** begin **

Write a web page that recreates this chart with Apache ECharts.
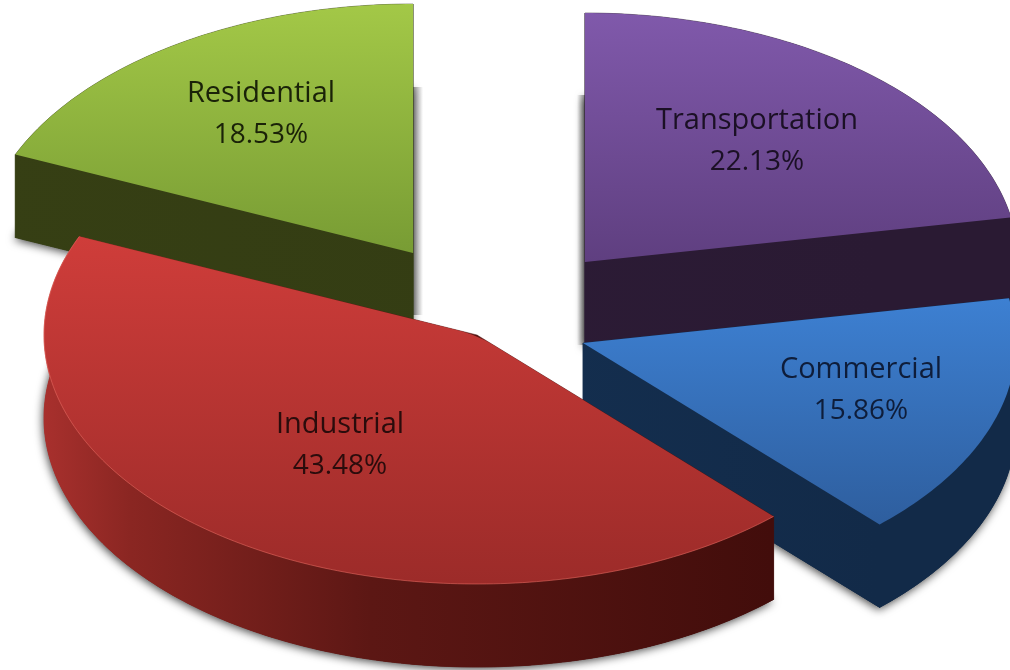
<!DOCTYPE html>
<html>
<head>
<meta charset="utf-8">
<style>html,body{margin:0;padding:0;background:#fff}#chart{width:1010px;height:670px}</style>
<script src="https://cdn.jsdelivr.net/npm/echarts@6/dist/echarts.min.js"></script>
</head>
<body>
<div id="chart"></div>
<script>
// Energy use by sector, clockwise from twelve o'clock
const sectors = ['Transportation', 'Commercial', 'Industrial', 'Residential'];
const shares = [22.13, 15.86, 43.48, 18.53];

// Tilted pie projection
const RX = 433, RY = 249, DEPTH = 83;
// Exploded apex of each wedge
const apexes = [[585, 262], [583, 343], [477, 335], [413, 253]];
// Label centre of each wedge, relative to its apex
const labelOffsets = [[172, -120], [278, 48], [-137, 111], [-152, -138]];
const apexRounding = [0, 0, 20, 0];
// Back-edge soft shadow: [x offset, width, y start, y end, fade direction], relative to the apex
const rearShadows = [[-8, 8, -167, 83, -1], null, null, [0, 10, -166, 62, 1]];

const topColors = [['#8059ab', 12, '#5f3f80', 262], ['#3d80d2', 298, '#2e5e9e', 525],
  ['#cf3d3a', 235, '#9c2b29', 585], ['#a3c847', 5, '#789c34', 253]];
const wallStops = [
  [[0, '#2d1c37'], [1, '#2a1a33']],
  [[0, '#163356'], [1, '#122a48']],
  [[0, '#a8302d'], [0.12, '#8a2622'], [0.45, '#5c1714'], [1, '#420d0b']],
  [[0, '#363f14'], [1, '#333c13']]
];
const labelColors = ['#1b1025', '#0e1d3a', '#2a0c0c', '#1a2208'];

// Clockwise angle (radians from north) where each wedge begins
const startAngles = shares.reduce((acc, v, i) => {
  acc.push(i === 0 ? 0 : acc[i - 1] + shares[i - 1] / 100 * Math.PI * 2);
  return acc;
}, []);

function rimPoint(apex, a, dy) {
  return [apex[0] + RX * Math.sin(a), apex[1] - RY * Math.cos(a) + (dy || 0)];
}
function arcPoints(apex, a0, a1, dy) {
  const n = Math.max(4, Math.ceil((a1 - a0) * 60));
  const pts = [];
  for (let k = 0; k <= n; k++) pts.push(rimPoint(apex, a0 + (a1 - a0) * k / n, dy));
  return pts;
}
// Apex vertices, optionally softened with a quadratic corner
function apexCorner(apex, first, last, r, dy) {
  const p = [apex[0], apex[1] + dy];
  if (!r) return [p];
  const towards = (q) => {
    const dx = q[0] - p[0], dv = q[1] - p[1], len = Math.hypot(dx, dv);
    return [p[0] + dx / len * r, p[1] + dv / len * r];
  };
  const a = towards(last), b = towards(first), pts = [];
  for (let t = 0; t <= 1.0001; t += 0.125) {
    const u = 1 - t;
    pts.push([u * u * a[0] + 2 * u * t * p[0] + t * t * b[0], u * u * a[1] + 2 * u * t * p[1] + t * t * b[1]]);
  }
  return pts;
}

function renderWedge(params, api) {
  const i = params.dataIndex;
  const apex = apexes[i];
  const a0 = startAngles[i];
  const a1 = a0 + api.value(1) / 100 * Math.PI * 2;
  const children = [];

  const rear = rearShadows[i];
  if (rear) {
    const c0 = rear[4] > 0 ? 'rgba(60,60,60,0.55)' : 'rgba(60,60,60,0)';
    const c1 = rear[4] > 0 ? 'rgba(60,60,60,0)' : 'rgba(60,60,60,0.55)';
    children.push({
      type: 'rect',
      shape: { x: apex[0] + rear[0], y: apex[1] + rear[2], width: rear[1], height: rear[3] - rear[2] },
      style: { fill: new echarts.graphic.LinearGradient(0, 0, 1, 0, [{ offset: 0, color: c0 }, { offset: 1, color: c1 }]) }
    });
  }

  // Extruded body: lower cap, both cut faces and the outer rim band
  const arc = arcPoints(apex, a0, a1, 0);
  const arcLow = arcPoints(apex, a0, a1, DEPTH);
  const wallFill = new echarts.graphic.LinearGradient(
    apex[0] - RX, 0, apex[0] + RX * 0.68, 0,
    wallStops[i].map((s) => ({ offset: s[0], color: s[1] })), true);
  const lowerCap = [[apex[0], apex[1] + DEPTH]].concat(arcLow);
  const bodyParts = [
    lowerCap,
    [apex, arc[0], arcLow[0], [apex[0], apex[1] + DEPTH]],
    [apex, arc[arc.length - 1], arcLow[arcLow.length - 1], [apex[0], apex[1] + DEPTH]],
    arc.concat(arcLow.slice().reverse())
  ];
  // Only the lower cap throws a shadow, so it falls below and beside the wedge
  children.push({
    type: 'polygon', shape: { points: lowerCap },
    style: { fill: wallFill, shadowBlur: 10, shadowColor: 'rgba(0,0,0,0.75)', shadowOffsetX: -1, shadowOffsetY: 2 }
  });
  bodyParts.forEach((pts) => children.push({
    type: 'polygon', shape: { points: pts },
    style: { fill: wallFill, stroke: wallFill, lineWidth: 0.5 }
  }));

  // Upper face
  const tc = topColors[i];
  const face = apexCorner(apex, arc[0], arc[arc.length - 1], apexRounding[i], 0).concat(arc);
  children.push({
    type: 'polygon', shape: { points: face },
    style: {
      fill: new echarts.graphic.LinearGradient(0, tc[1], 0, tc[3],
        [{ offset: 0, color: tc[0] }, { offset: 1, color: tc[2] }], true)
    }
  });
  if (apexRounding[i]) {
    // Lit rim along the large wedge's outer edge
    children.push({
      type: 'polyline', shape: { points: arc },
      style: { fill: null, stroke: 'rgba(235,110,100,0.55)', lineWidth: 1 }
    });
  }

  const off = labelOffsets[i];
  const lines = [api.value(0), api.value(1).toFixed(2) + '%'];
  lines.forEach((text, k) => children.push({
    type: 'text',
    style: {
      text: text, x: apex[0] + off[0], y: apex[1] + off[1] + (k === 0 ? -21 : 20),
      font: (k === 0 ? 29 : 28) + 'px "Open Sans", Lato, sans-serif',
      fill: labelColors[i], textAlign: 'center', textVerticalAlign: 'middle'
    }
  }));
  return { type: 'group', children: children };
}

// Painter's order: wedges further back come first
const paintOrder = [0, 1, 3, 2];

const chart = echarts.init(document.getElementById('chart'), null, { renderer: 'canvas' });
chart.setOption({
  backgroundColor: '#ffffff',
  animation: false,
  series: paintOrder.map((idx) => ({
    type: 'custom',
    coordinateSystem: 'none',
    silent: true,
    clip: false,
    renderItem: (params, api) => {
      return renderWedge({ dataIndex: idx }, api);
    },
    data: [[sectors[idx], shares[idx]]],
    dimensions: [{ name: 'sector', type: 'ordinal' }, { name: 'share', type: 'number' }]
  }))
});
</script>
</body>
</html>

** end **
** begin **

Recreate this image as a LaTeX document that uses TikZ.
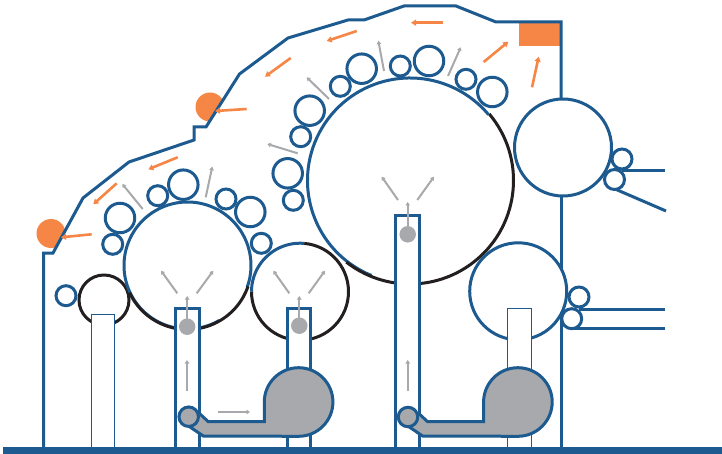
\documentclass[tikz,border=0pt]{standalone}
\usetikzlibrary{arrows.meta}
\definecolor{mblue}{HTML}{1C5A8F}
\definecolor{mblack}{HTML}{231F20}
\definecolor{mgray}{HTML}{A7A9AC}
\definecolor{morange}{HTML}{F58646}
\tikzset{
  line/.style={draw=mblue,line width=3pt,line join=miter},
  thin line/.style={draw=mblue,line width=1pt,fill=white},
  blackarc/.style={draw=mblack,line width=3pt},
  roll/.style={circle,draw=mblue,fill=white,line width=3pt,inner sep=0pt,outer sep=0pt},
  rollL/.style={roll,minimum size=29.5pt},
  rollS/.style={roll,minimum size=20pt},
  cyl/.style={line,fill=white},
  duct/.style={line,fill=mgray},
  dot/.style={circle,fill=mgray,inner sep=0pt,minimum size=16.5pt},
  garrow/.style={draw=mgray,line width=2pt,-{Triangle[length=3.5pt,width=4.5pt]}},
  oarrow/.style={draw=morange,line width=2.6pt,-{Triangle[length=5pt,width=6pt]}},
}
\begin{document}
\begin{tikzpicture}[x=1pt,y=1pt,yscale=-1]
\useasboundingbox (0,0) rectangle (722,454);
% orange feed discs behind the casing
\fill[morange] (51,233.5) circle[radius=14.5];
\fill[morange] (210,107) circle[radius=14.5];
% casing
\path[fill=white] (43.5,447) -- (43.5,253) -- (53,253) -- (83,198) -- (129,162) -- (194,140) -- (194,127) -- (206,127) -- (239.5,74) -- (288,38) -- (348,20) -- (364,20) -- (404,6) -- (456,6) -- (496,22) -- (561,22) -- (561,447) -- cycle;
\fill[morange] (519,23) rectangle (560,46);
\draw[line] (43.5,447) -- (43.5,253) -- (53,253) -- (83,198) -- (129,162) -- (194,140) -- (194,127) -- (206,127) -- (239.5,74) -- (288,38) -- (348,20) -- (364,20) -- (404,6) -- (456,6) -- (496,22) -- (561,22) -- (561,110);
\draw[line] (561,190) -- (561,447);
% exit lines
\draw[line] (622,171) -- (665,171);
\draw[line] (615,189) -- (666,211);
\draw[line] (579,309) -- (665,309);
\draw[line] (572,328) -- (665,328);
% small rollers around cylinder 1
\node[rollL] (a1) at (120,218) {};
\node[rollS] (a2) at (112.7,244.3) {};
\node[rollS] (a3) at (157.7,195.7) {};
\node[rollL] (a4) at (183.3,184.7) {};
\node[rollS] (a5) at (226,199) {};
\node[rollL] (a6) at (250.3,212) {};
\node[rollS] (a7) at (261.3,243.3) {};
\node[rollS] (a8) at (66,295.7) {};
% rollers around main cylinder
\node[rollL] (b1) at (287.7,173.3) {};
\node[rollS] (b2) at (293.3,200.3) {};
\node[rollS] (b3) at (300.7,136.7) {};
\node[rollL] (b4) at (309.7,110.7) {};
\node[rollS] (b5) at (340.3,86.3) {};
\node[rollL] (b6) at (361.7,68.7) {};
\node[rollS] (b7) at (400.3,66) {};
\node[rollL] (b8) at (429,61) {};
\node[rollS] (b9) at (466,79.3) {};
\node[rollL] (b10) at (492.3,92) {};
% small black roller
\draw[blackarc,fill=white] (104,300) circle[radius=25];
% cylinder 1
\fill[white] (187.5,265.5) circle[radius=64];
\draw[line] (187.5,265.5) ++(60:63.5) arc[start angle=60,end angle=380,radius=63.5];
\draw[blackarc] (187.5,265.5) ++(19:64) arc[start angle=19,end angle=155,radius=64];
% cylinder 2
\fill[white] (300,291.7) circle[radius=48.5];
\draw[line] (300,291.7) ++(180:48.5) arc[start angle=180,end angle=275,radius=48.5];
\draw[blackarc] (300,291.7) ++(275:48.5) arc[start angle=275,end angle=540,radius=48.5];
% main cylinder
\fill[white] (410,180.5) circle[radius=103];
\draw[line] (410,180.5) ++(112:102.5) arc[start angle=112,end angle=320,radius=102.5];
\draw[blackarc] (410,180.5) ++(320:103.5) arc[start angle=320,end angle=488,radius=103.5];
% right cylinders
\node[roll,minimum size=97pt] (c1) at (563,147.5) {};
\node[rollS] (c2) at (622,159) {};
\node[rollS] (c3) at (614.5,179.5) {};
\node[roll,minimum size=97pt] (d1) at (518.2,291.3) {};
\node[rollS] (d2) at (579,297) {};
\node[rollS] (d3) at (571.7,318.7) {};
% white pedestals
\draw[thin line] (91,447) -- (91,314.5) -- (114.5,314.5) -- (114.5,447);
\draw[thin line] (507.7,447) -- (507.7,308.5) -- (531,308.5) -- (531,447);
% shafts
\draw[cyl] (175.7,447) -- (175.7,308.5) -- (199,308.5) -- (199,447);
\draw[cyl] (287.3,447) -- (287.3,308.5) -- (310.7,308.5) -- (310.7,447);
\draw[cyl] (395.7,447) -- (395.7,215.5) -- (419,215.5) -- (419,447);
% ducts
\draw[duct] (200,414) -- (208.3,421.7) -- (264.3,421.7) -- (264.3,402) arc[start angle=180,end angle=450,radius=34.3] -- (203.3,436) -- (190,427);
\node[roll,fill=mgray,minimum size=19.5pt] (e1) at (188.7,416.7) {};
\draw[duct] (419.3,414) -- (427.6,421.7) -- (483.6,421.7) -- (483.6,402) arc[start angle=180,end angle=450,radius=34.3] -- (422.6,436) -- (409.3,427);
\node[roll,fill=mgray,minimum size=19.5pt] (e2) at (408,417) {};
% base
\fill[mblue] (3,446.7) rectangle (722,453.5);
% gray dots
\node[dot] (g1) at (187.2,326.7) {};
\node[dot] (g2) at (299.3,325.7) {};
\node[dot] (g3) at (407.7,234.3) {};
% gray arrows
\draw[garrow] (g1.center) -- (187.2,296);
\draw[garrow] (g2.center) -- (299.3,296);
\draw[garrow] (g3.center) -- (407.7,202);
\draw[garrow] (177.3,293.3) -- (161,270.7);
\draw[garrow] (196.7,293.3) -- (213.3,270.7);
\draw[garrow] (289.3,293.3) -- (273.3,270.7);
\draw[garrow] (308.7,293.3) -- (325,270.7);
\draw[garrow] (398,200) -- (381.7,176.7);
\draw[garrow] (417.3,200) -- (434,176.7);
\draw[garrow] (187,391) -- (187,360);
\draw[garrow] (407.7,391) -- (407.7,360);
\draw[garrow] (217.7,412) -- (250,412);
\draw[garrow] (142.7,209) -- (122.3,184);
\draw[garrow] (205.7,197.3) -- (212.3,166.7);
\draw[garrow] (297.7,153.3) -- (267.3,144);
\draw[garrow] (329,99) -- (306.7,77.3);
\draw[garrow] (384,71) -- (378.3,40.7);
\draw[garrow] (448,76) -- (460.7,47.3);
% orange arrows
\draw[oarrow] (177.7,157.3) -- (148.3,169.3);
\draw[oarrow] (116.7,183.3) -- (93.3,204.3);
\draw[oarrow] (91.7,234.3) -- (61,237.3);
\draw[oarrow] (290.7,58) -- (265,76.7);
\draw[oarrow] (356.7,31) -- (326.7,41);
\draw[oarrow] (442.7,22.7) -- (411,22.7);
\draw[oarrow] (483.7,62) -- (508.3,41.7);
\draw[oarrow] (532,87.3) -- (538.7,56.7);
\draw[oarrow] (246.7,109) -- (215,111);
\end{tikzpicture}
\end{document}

** end **

Exercise objective
Give back, unchanged, each line from the one containing "Write a web" through the one containing "const shares = [22.13, 15.86, 43.48, 18.53];". Pictures are to be left out.

Result of this task
Write a web page that recreates this chart with Apache ECharts.
<!DOCTYPE html>
<html>
<head>
<meta charset="utf-8">
<style>html,body{margin:0;padding:0;background:#fff}#chart{width:1010px;height:670px}</style>
<script src="https://cdn.jsdelivr.net/npm/echarts@6/dist/echarts.min.js"></script>
</head>
<body>
<div id="chart"></div>
<script>
// Energy use by sector, clockwise from twelve o'clock
const sectors = ['Transportation', 'Commercial', 'Industrial', 'Residential'];
const shares = [22.13, 15.86, 43.48, 18.53];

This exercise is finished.